Delta Modulation Short Notes

When a TLC7524 DAC is used inside a simple delta modulation encoder clocked at 32 kHz, the output staircase chases a voice waveform one step at a time — either up or down by a fixed voltage δ per clock cycle. This 1-bit quantisation approach is attractive because the transmitter circuit is far simpler than an 8-bit PCM codec, though it struggles when the input signal rises faster than δ × fs.

ECE, EI

How it works

Each clock cycle, a comparator checks whether the input exceeds the previous approximation. If yes, the integrator steps up by δ; if no, it steps down. The single-bit output — 1 or 0 — is transmitted. Two noise sources dominate: slope overload distortion occurs when the signal slope exceeds δ·fs, and granular noise appears during slow or flat signal segments as the staircase hunts around the true value. Adaptive DM (ADM) varies δ dynamically to reduce both. The minimum step size condition to avoid slope overload is δ ≥ (2π·fm·A) / fs, where A is the signal amplitude and fm is the message frequency.

Key points to remember

Delta modulation uses only 1 bit per sample, making it far simpler than PCM but inferior in SNR for the same bandwidth.
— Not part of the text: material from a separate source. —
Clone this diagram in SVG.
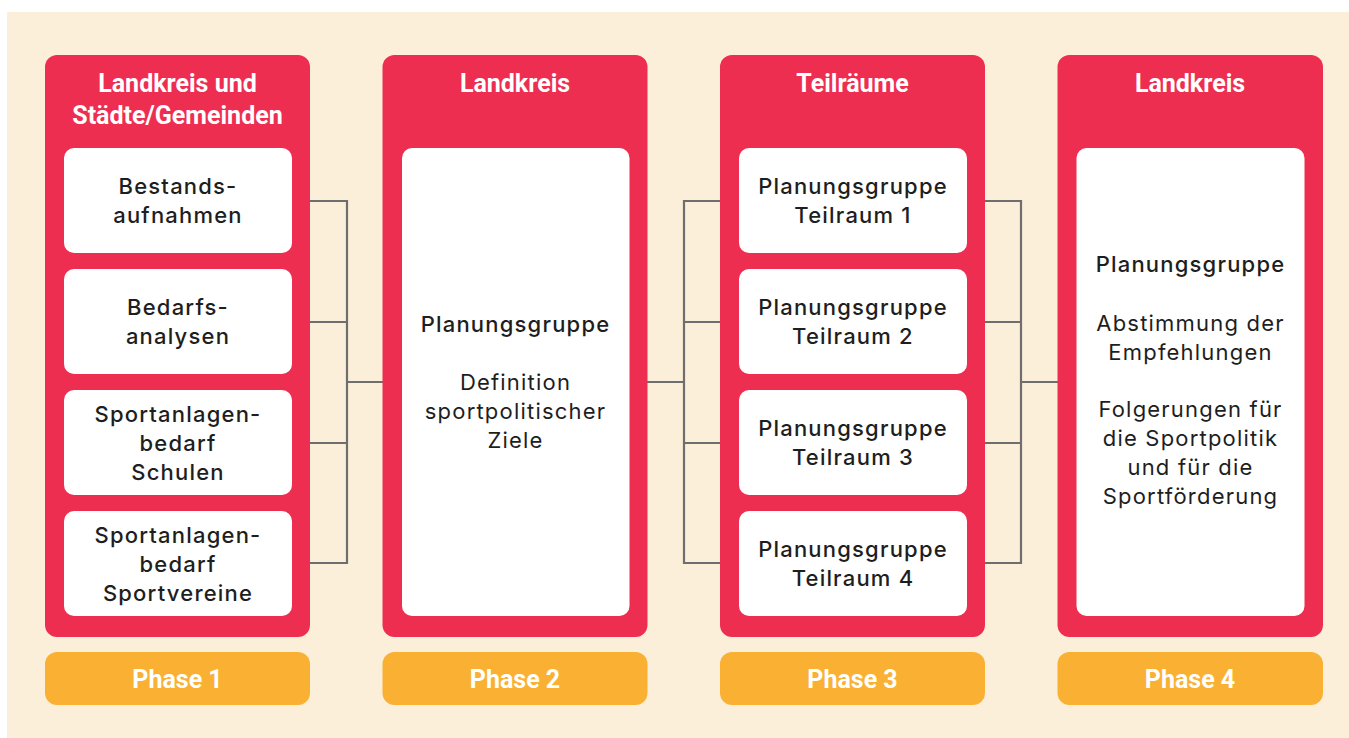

Slope overload is the dominant distortion for high-frequency, large-amplitude inputs. The sampling rate fs must be much higher than Nyquist — typically 4× to 8× — to keep granular noise acceptable. Adaptive delta modulation (ADM) used in systems like CVSD varies the step size to improve dynamic range. Unlike PCM, DM has no separate quantisation and encoding steps, which is a key exam distinction.

Exam tip

Every VTU and Anna University paper has at least one question asking you to sketch the DM waveform for a given sinusoidal input and identify which samples cause slope overload — practise drawing it with at least 10 clock cycles.